*WRITTEN TASK*. Pictures excluded, return the lines below from the first through the line holding "const botYTicks = [0, 50, 100, 150, 200, 250];".

*DATA BLOCK*.
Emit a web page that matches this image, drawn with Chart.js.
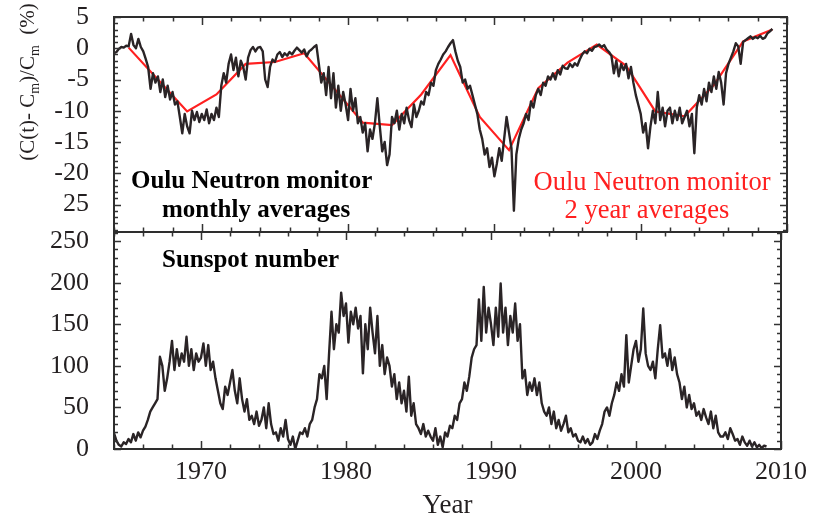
<!DOCTYPE html>
<html><head><meta charset="utf-8">
<script src="https://cdn.jsdelivr.net/npm/chart.js@4.4.1/dist/chart.umd.min.js"></script>
<style>
html,body{margin:0;padding:0;background:#fff;overflow:hidden;width:815px;height:514px;}
#topc{position:absolute;left:0;top:0;}
#botc{position:absolute;left:0;top:224px;}
</style></head><body>
<canvas id="topc" width="815" height="240" style="width:815px;height:240px"></canvas>
<canvas id="botc" width="815" height="300" style="width:815px;height:300px"></canvas>
<script>
// ---------------- DATA ----------------
const X_MIN = 1964, X_MAX = 2010;
const xTickYears = [1970, 1980, 1990, 2000, 2010];
const topYTicks = [5, 0, -5, -10, -15, -20, -25];
const topYTickLabels = ['5', '0', '-5', '-10', '-15', '-20', '25'];
const botYTicks = [0, 50, 100, 150, 200, 250];

// Oulu neutron monitor, (C(t)-Cm)/Cm in %, two-monthly samples from 1964.0
const neutronStart = 1964, samplesPerYear = 6;
const neutronValues = [
  -0.8,-0.6,-0.1,0.2,0.1,0.4,      // 1964
  0.3,2.3,0.5,0.0,1.5,0.2,         // 1965
  -0.5,-1.7,-3.0,-6.5,-4.0,-5.5,   // 1966
  -4.5,-7.0,-5.0,-7.8,-6.0,-8.2,   // 1967
  -7.0,-9.0,-8.5,-11.0,-13.6,-10.5,// 1968
  -12.5,-13.6,-10.0,-11.5,-10.2,-11.8, // 1969
  -10.5,-11.5,-9.8,-12.0,-10.5,-11.5,  // 1970
  -9.5,-11.0,-6.0,-4.0,-5.5,-2.5,  // 1971
  -1.0,-3.5,-1.5,-4.5,-2.0,-3.0,   // 1972
  -5.0,-1.5,-0.3,0.2,-0.5,0.1,     // 1973
  0.2,-0.5,-5.0,-6.2,-3.0,-1.8,    // 1974
  -2.2,-1.0,-0.6,-1.4,-0.8,-1.2,   // 1975
  -0.6,-1.0,-0.4,0.1,-0.3,-0.7,    // 1976
  -0.2,-1.3,-0.5,-0.2,0.2,0.5,     // 1977
  -2.5,-5.5,-4.0,-7.5,-3.0,-8.0,   // 1978
  -4.0,-9.5,-6.0,-10.0,-7.0,-9.0,  // 1979
  -11.5,-6.5,-10.0,-8.0,-12.0,-11.0, // 1980
  -13.5,-12.0,-16.5,-13.0,-14.5,-12.0, // 1981
  -8.0,-12.5,-16.5,-15.0,-18.7,-17.0,  // 1982
  -11.0,-12.0,-10.0,-13.0,-10.5,-12.0, // 1983
  -9.5,-11.5,-12.6,-9.0,-11.0,-10.0,   // 1984
  -8.5,-9.0,-7.0,-7.5,-5.5,-6.0,   // 1985
  -3.5,-2.5,-1.8,-1.0,-0.5,0.2,    // 1986
  0.8,1.3,-0.5,-2.0,-3.0,-5.5,     // 1987
  -5.0,-6.5,-6.0,-7.5,-9.0,-10.5,  // 1988
  -13.0,-14.5,-17.0,-16.0,-19.0,-17.5, // 1989
  -20.5,-18.5,-16.0,-18.0,-14.5,-11.0, // 1990
  -13.5,-16.0,-26.0,-17.0,-14.5,-13.0, // 1991
  -12.0,-10.5,-11.5,-8.5,-9.5,-7.5,    // 1992
  -6.5,-7.5,-5.5,-6.0,-4.5,-5.0,   // 1993
  -4.0,-5.0,-3.5,-4.2,-2.8,-3.2,   // 1994
  -3.3,-2.5,-3.0,-2.4,-2.8,-1.8,   // 1995
  -1.0,-0.5,-0.8,-0.1,-0.4,0.2,    // 1996
  0.3,0.6,0.2,0.5,-0.2,-0.6,       // 1997
  -1.2,-4.0,-2.0,-4.5,-2.5,-3.5,   // 1998
  -2.5,-4.8,-3.0,-5.5,-7.5,-9.0,   // 1999
  -10.5,-13.5,-12.0,-16.0,-12.5,-10.0, // 2000
  -12.0,-7.0,-11.5,-9.5,-12.5,-10.0,   // 2001
  -9.5,-12.0,-10.0,-11.5,-9.5,-12.0,   // 2002
  -11.0,-10.0,-12.5,-10.5,-16.8,-9.5,  // 2003
  -7.5,-9.0,-6.5,-8.5,-5.5,-7.0,   // 2004
  -4.5,-6.5,-3.8,-5.5,-9.0,-4.0,   // 2005
  -2.5,-1.5,-0.5,0.8,0.3,-2.5,     // 2006
  1.0,1.3,1.6,1.9,1.5,1.8,         // 2007
  1.6,2.0,1.5,1.7,2.4,2.7,         // 2008
  3.1                              // 2009
];

// Oulu neutron monitor, 2 year averages
const twoYearYears  = [1965,1967,1969,1971,1973,1975,1977,1979,1981,1983,1985,1987,1989,1991,1993,1995,1997,1999,2001,2003,2005,2007,2009];
const twoYearValues = [0.1,-5.0,-10.1,-7.4,-2.5,-2.2,-0.8,-6.3,-11.9,-12.3,-7.4,-1.1,-11.0,-16.3,-6.4,-2.3,0.6,-2.8,-10.1,-10.9,-5.9,1.1,3.0];

// Sunspot number, two-monthly samples from 1964.0
const sunspotValues = [
  19,10,5,3,8,6,          // 1964
  12,8,18,10,20,14,       // 1965
  22,27,35,45,50,55,      // 1966
  60,111,100,70,85,105,   // 1967
  130,95,120,100,115,105, // 1968
  135,100,120,95,115,105, // 1969
  110,127,100,125,95,105, // 1970
  85,70,55,48,75,65,      // 1971
  80,95,70,55,85,60,      // 1972
  45,60,35,40,30,45,      // 1973
  28,35,50,25,55,30,      // 1974
  18,20,10,25,15,35,      // 1975
  12,5,15,0,10,20,        // 1976
  18,25,15,30,35,50,      // 1977
  60,90,85,100,60,115,    // 1978
  165,120,150,140,188,160,// 1979
  175,128,165,150,170,145,// 1980
  160,91,150,120,170,140, // 1981
  115,160,100,125,90,110, // 1982
  100,75,90,60,80,55,     // 1983
  70,45,87,40,55,30,      // 1984
  25,18,30,15,22,15,      // 1985
  10,25,5,15,2,20,        // 1986
  15,28,25,40,35,55,      // 1987
  60,80,70,87,110,120,    // 1988
  125,180,130,195,140,170,// 1989
  150,125,170,135,199,140,// 1990
  170,125,160,140,175,130,// 1991
  150,85,95,65,80,70,     // 1992
  85,65,80,55,45,40,      // 1993
  50,30,45,25,35,22,      // 1994
  30,40,20,25,15,18,      // 1995
  10,8,15,7,12,5,         // 1996
  8,18,12,22,30,45,       // 1997
  50,40,55,65,80,70,      // 1998
  90,75,137,80,100,120,   // 1999
  130,105,120,169,115,100,// 2000
  95,105,85,120,149,110,  // 2001
  115,100,120,95,110,90,  // 2002
  80,60,75,50,65,48,      // 2003
  55,40,45,35,48,38,      // 2004
  30,45,25,40,20,15,      // 2005
  15,20,12,25,18,10,      // 2006
  12,5,15,8,4,10,         // 2007
  3,8,2,5,1,4,            // 2008
  3                       // 2009
];

// ---------------- BUILD ----------------
const FONT = '"Liberation Serif", "Times New Roman", Times, serif';
const INK = '#231f20';
const toSeries = vals => vals.map((v, i) => ({ x: neutronStart + i / samplesPerYear, y: v }));
const neutronPoints = toSeries(neutronValues);
const sunspotPoints = toSeries(sunspotValues);
const twoYearPoints = twoYearYears.map((yr, i) => ({ x: yr, y: twoYearValues[i] }));

const framePlugin = {
  id: 'frameTicks',
  afterDatasetsDraw(chart, args, o) {
    const { ctx, chartArea: a, scales: { x, y } } = chart;
    ctx.save();
    ctx.strokeStyle = '#333';
    ctx.lineWidth = 1.5;
    ctx.beginPath();
    for (let yr = X_MIN; yr <= X_MAX; yr += 2) {
      const px = Math.round(x.getPixelForValue(yr)) + 0.5;
      const len = yr % 10 === 0 ? 8 : 4.5;
      ctx.moveTo(px, a.bottom); ctx.lineTo(px, a.bottom - len);
      ctx.moveTo(px, a.top); ctx.lineTo(px, a.top + len);
    }
    for (let v = o.from; v <= o.to; v += o.minor) {
      const py = Math.round(y.getPixelForValue(v)) + 0.5;
      const len = v % o.major === 0 ? 7 : 4;
      ctx.moveTo(a.left, py); ctx.lineTo(a.left + len, py);
      ctx.moveTo(a.right, py); ctx.lineTo(a.right - len, py);
    }
    ctx.stroke();
    ctx.lineWidth = 2;
    ctx.strokeStyle = '#2e2e2e';
    ctx.strokeRect(a.left, a.top, a.right - a.left, a.bottom - a.top);
    ctx.restore();
  }
};

const textPlugin = {
  id: 'panelText',
  afterDraw(chart, args, o) {
    const ctx = chart.ctx;
    ctx.save();
    (o.items || []).forEach(t => {
      ctx.font = t.font;
      ctx.fillStyle = t.color;
      ctx.textAlign = t.align || 'left';
      ctx.textBaseline = 'alphabetic';
      ctx.fillText(t.text, t.x, t.y);
    });
    if (o.yTitle) {
      const T = o.yTitle;
      ctx.translate(T.x, T.y);
      ctx.rotate(-Math.PI / 2);
      const big = `${T.size}px ${FONT}`, small = `${T.subSize}px ${FONT}`;
      let total = 0;
      const w = T.parts.map(p => { ctx.font = p[1] ? small : big; const m = ctx.measureText(p[0]).width; total += m; return m; });
      let xx = -total / 2;
      ctx.fillStyle = INK;
      ctx.textAlign = 'left';
      T.parts.forEach((p, i) => {
        ctx.font = p[1] ? small : big;
        ctx.fillText(p[0], xx, p[1] ? T.base + T.subShift : T.base);
        xx += w[i];
      });
    }
    ctx.restore();
  }
};

// hidden tick marks used only as a gap between labels and the frame
const yGrid = { display: true, drawOnChartArea: false, drawTicks: true, tickLength: 25, color: 'rgba(0,0,0,0)' };

new Chart(document.getElementById('topc'), {
  type: 'line',
  data: { datasets: [
    { data: neutronPoints, borderColor: '#2a2426', borderWidth: 2.4, pointRadius: 0, tension: 0, borderJoinStyle: 'round' },
    { data: twoYearPoints, borderColor: '#ff2020', borderWidth: 2.2, pointRadius: 0, tension: 0 }
  ]},
  options: {
    responsive: false, animation: false, devicePixelRatio: 1,
    layout: { padding: { left: 0, right: 28, top: 17, bottom: 8 } },
    plugins: {
      legend: { display: false }, tooltip: { enabled: false },
      frameTicks: { from: -29, to: 5, minor: 1, major: 5 },
      panelText: {
        items: [
          { text: 'Oulu Neutron monitor', x: 131, y: 188, font: `bold 25px ${FONT}`, color: '#000' },
          { text: 'monthly averages', x: 162, y: 217, font: `bold 25px ${FONT}`, color: '#000' },
          { text: 'Oulu Neutron monitor', x: 652, y: 190, font: `26.5px ${FONT}`, color: '#ff2020', align: 'center' },
          { text: '2 year averages', x: 647, y: 218, font: `26.5px ${FONT}`, color: '#ff2020', align: 'center' }
        ],
        yTitle: { x: 28, y: 82, size: 21, subSize: 14, base: 6, subShift: 5,
          parts: [['(C(t)- C', false], ['m', true], [')/C', false], ['m', true], ['  (%)', false]] }
      }
    },
    scales: {
      x: { type: 'linear', min: X_MIN, max: X_MAX, display: false },
      y: {
        min: -29.4, max: 5,
        grid: yGrid, border: { display: false },
        afterBuildTicks: s => { s.ticks = topYTicks.map(v => ({ value: v })); },
        afterFit: s => { s.width = 114; },
        ticks: { padding: 0, color: INK, font: { family: FONT, size: 26, lineHeight: 0.5 },
          callback: (v, i) => topYTickLabels[i] }
      }
    }
  },
  plugins: [framePlugin, textPlugin]
});

new Chart(document.getElementById('botc'), {
  type: 'line',
  data: { datasets: [
    { data: sunspotPoints, borderColor: '#2a2426', borderWidth: 2.4, pointRadius: 0, tension: 0, borderJoinStyle: 'round' }
  ]},
  options: {
    responsive: false, animation: false, devicePixelRatio: 1,
    layout: { padding: { left: 0, right: 28, top: 8, bottom: 0 } },
    plugins: {
      legend: { display: false }, tooltip: { enabled: false },
      frameTicks: { from: 0, to: 260, minor: 10, major: 50 },
      panelText: {
        items: [
          { text: 'Sunspot number', x: 162, y: 43, font: `bold 25px ${FONT}`, color: '#000' }
        ]
      }
    },
    scales: {
      x: {
        type: 'linear', min: X_MIN, max: X_MAX,
        grid: { display: false, drawTicks: false }, border: { display: false },
        afterBuildTicks: s => { s.ticks = xTickYears.map(v => ({ value: v })); },
        afterFit: s => { s.height = 75; },
        ticks: { padding: 8, color: INK, font: { family: FONT, size: 26 }, maxRotation: 0, autoSkip: false,
          callback: v => String(v) },
        title: { display: true, text: 'Year', color: INK, font: { family: FONT, size: 27 }, padding: { top: 0, bottom: 2 } }
      },
      y: {
        min: 0, max: 261,
        grid: yGrid, border: { display: false },
        afterBuildTicks: s => { s.ticks = botYTicks.map(v => ({ value: v })); },
        afterFit: s => { s.width = 114; },
        ticks: { padding: 0, color: INK, font: { family: FONT, size: 26, lineHeight: 0.5 },
          callback: v => String(v) }
      }
    }
  },
  plugins: [framePlugin, textPlugin]
});
</script>
</body></html>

*WRITTEN ANSWER*.
Emit a web page that matches this image, drawn with Chart.js.
<!DOCTYPE html>
<html><head><meta charset="utf-8">
<script src="https://cdn.jsdelivr.net/npm/chart.js@4.4.1/dist/chart.umd.min.js"></script>
<style>
html,body{margin:0;padding:0;background:#fff;overflow:hidden;width:815px;height:514px;}
#topc{position:absolute;left:0;top:0;}
#botc{position:absolute;left:0;top:224px;}
</style></head><body>
<canvas id="topc" width="815" height="240" style="width:815px;height:240px"></canvas>
<canvas id="botc" width="815" height="300" style="width:815px;height:300px"></canvas>
<script>
// ---------------- DATA ----------------
const X_MIN = 1964, X_MAX = 2010;
const xTickYears = [1970, 1980, 1990, 2000, 2010];
const topYTicks = [5, 0, -5, -10, -15, -20, -25];
const topYTickLabels = ['5', '0', '-5', '-10', '-15', '-20', '25'];
const botYTicks = [0, 50, 100, 150, 200, 250];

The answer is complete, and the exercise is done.